Even though investments in sports are growing, a study by the sports infrastructure company TransStadia warned that India's poor infrastructure and labyrinthine bureaucracy were among the biggest hurdles facing potential investors.

But sports infrastructure has improved dramatically, with multi-purpose sports complexes built in recent years, in part for the Commonwealth Games, which India hosted last year, spending $6bn.

However, some observers say that other sports such as football might never achieve the cult status - or the commercial success - that cricket enjoys in India.

The audience rating company TAM Media Research in Mumbai says that cricket dominated television ratings last year, with about 176 million viewers, compared with 57 million in 2003. The sport accounted for 85 per cent of the total TV sports advertising spending.

Last year, 13bn rupees (Dh1.04bn) - out of a television advertising total of 105bn rupees - was spent on cricket, 20 per cent more than the previous year.

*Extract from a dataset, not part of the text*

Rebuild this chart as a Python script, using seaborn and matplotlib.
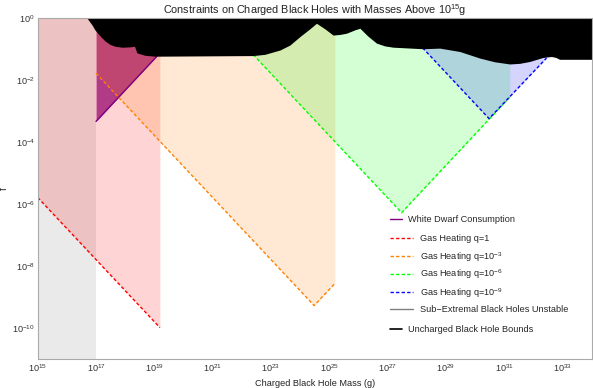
import matplotlib
matplotlib.use("Agg")
import matplotlib.pyplot as plt
from matplotlib.lines import Line2D
import numpy as np
import seaborn as sns

# values, as log10(mass in g) and log10(f)
wd_logm = [17.0, 19.08]
wd_logf = [-3.34, -1.25]

red_logm = [15.0, 19.19]
red_logf = [-5.79, -9.98]

orange_logm = [17.0, 24.48, 25.19]
orange_logf = [-1.79, -9.27, -8.56]

green_logm = [22.39, 27.48, 31.19]
green_logf = [-1.19, -6.28, -2.56]

blue_logm = [28.2, 30.48, 32.45]
blue_logf = [-0.97, -3.25, -1.30]

subext_logm = [15.0, 17.0]

bound_logm = [16.68, 16.86, 16.96, 17.14, 17.31, 17.48, 17.65, 17.89, 18.16, 18.32,
              18.40, 18.67, 19.02, 22.38, 22.79, 23.31, 23.65, 23.99, 24.33, 24.56,
              24.85, 25.13, 25.36, 25.59, 25.88, 26.05, 26.32, 26.62, 26.91, 27.19,
              28.22, 28.79, 29.48, 30.16, 30.67, 31.19, 31.53, 31.87, 32.33, 32.62,
              32.77, 32.90, 34.0]
bound_logf = [0.0, -0.23, -0.39, -0.59, -0.75, -0.86, -0.92, -0.95, -0.94, -0.92,
              -1.13, -1.21, -1.24, -1.22, -1.18, -1.04, -0.88, -0.61, -0.36, -0.18,
              -0.36, -0.56, -0.54, -0.50, -0.39, -0.34, -0.59, -0.82, -0.91, -0.95,
              -1.00, -0.98, -1.09, -1.30, -1.42, -1.49, -1.47, -1.41, -1.28, -1.25,
              -1.28, -1.34, -1.34]

legend_labels = ["White Dwarf Consumption", "Gas Heating q=1",
                 "Gas Heating q=10$^{-3}$", "Gas Heating q=10$^{-6}$",
                 "Gas Heating q=10$^{-9}$", "Sub\u2212Extremal Black Holes Unstable",
                 "Uncharged Black Hole Bounds"]

sns.set_theme(style="white")
plt.rcParams['font.family'] = ['Liberation Sans', 'DejaVu Sans']
plt.rcParams['mathtext.fontset'] = 'custom'
plt.rcParams['mathtext.rm'] = 'Liberation Sans'
plt.rcParams['mathtext.it'] = 'Liberation Sans'

PURPLE = (0.5, 0.0, 0.5)
RED = (1.0, 0.0, 0.0)
ORANGE = (1.0, 0.5, 0.0)
GREEN = (0.0, 1.0, 0.0)
BLUE = (0.0, 0.0, 1.0)
GRAY = (0.5, 0.5, 0.5)
A = 0.17
DASH = (0, (2.4, 1.6))

fig = plt.figure(figsize=(5.93, 3.88), dpi=100)
ax = fig.add_axes([0.0636, 0.074, 0.9342, 0.8804])
ax.set_xscale('log')
ax.set_yscale('log')

def tp(v):
    return 10 ** np.asarray(v, dtype=float)

# filled regions
ax.fill_between(tp(wd_logm), tp(wd_logf), 1, color=PURPLE, alpha=0.72, lw=0, zorder=1)
ax.fill_between(tp(subext_logm), 1e-11, 1, color=GRAY, alpha=0.16, lw=0, zorder=2)
ax.fill_between(tp(red_logm), tp(red_logf), 1, color=RED, alpha=A, lw=0, zorder=2)
ax.fill_between(tp(orange_logm), tp(orange_logf), 1, color=ORANGE, alpha=A, lw=0, zorder=2)
ax.fill_between(tp(green_logm), tp(green_logf), 1, color=GREEN, alpha=A, lw=0, zorder=2)
ax.fill_between(tp(blue_logm), tp(blue_logf), 1, color=BLUE, alpha=A, lw=0, zorder=2)

# boundary lines
sns.lineplot(x=tp(wd_logm), y=tp(wd_logf), ax=ax, color=PURPLE, lw=1.0, sort=False, estimator=None, zorder=3)
for lm, lf, c in [(red_logm, red_logf, RED), (orange_logm, orange_logf, ORANGE),
                  (green_logm, green_logf, GREEN), (blue_logm, blue_logf, BLUE)]:
    sns.lineplot(x=tp(lm), y=tp(lf), ax=ax, color=c, lw=1.0, linestyle=DASH,
                 sort=False, estimator=None, zorder=3)

ax.fill_between(tp(bound_logm), tp(bound_logf), 1.2, color='black', lw=0, zorder=4)

ax.set_xlim(1e15, 1e34)
ax.set_ylim(1e-11, 1)
ax.set_xticks([10.0 ** k for k in range(15, 34, 2)])
ax.set_yticks([10.0 ** k for k in range(-10, 1, 2)])
ax.minorticks_off()
ax.tick_params(direction='in', length=2.5, width=0.6, color='#999999',
               labelsize=6.6, labelcolor='#333333', pad=2)
for s in ax.spines.values():
    s.set_color('#aaaaaa')
    s.set_linewidth(0.8)
    s.set_zorder(5)

ax.set_title("Constraints on Charged Black Holes with Masses Above 10$^{15}$g",
             fontsize=7.8, color='#222222', pad=3)
ax.set_xlabel("Charged Black Hole Mass (g)", fontsize=6.6, color='#222222', labelpad=4)
ax.set_ylabel("f", fontsize=7, color='#222222', labelpad=2)

# legend, one row per entry so the rows sit where the reference has them
handles = [Line2D([], [], color=PURPLE, lw=1.0)]
handles += [Line2D([], [], color=c, lw=1.0, linestyle=DASH) for c in (RED, ORANGE, GREEN, BLUE)]
handles += [Line2D([], [], color=GRAY, lw=1.0), Line2D([], [], color='black', lw=1.2)]
row_y = [220, 238.3, 256.7, 274.5, 292.8, 310, 330]
short = [True, False, False, False, False, False, True]
for i, (h, lab, ry, sh) in enumerate(zip(handles, legend_labels, row_y, short)):
    leg = ax.legend([h], [lab], loc='center left', frameon=False,
                    bbox_to_anchor=(390 / 593, 1 - ry / 388), bbox_transform=fig.transFigure,
                    fontsize=6.6, handlelength=1.3 if sh else 2.56,
                    handletextpad=0.65 if sh else 0.73,
                    borderpad=0, borderaxespad=0)
    if i < len(handles) - 1:
        ax.add_artist(leg)

fig.savefig("out.png", dpi=100)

ESPN Star Sports, which was the official telecaster of the Cricket World Cup in India this year, is reported to have earned 8bn rupees from it. Indian cricketers are some of the world's highest-paid sportsmen. Each IPL team spends an average of $2.5m to sign a player, only slightly less than the US National Basketball Association teams, which spend an average $2.6m per player.

"In the subcontinent, [cricket] is the equivalent of the [US] National Football League, plus every other major sport rolled into one," says John Kosner, the senior vice president of sports of the sports broadcaster ESPN.